The fact that retirement accounts aren't worth what they were even six months ago complicates this problem further. If you wanted to withdraw $5,000 from your retirement account at the start of 2020, you would have had to sell fewer of your assets to get those funds than you would if you tried to withdraw the money right now, and that can further slow your progress toward your retirement savings goals.

This affects all individuals who take early withdrawals from their retirement accounts, regardless of their generation, but it hits millennials especially hard because their retirement contributions at this stage in their careers are so critical. Money you contribute early on in your working life has more time to grow, so it ends up being worth more by the time you retire than contributions you make later. By withdrawing retirement funds now, you're forgoing tens or even hundreds of thousands of dollars in investment earnings, and it will take substantially larger personal contributions in the future to make up for this.

Alternatives to early retirement account withdrawals

Before taking money out of your retirement account, you should use up your emergency fund and any other personal savings you have on hand. You should also do your best to cut back spending to just the essentials so you have less money going out every month. If that's not enough, explore other options, like a personal loan, to help you make ends meet. This will give you another monthly payment to worry about, though, so it may not be right for everyone.

Avoid charging expenses you can't pay for now to a credit card unless you're in a 0% introductory APR period and you feel pretty confident you will be able to pay back what you owe before the 0% APR period expires. You should also avoid payday loans. Their astronomical interest rates often make debt problems worse instead of better.

What to do if you need to withdraw retirement funds early

Sometimes, there may be no good way around an early retirement account withdrawal. It's not ideal, but it doesn't have to mean the end of your plans for retirement either. You just need to craft a new savings plan that takes into account where you are now and where you want to go.

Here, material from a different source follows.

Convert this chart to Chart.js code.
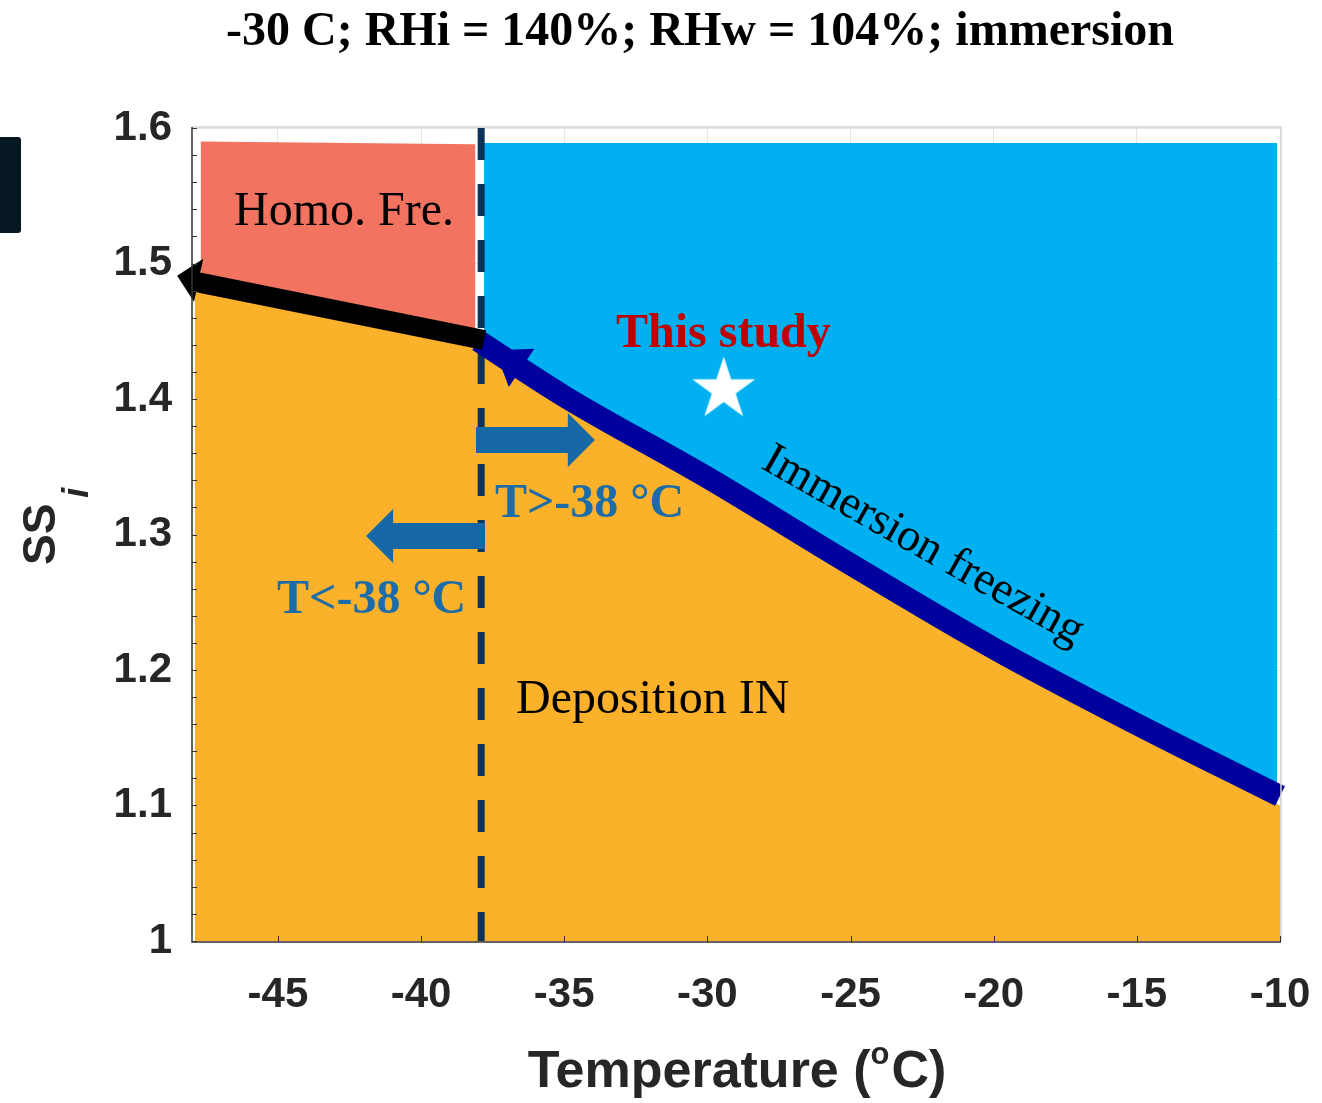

Use a retirement calculator to estimate how much you must save going forward to retire on your original schedule. If it asks for an estimated investment rate of return, use 5% or 6% so your plan isn't thrown off by below-average investment growth. Once you've entered all your information, it should tell you how much you need to save per month and overall to reach your goal.

If you're unable to save as much as you need to, you may have to rethink your retirement plan. Delaying retirement by a few months or years is one of the best ways to shore up your savings because it gives the money you have more time to grow while also reducing how many years of savings you need. It also gives you more years to contribute to your retirement account. 

When you withdraw funds from a tax-deferred retirement account, like a 401(k) or traditional IRA, you must prepare yourself for taxes this year as well. The government is giving people the opportunity to spread COVID-19-related distribution taxes out over three years so they don't have to stomach an extra-large tax bill this year, so this is something to consider.

Early retirement account withdrawals might be necessary for some people right now, but it's not a decision you should make lightly. You should only do so if you've exhausted all of your other options and you understand the consequences of your choice as well as what you must do to make up for it later on.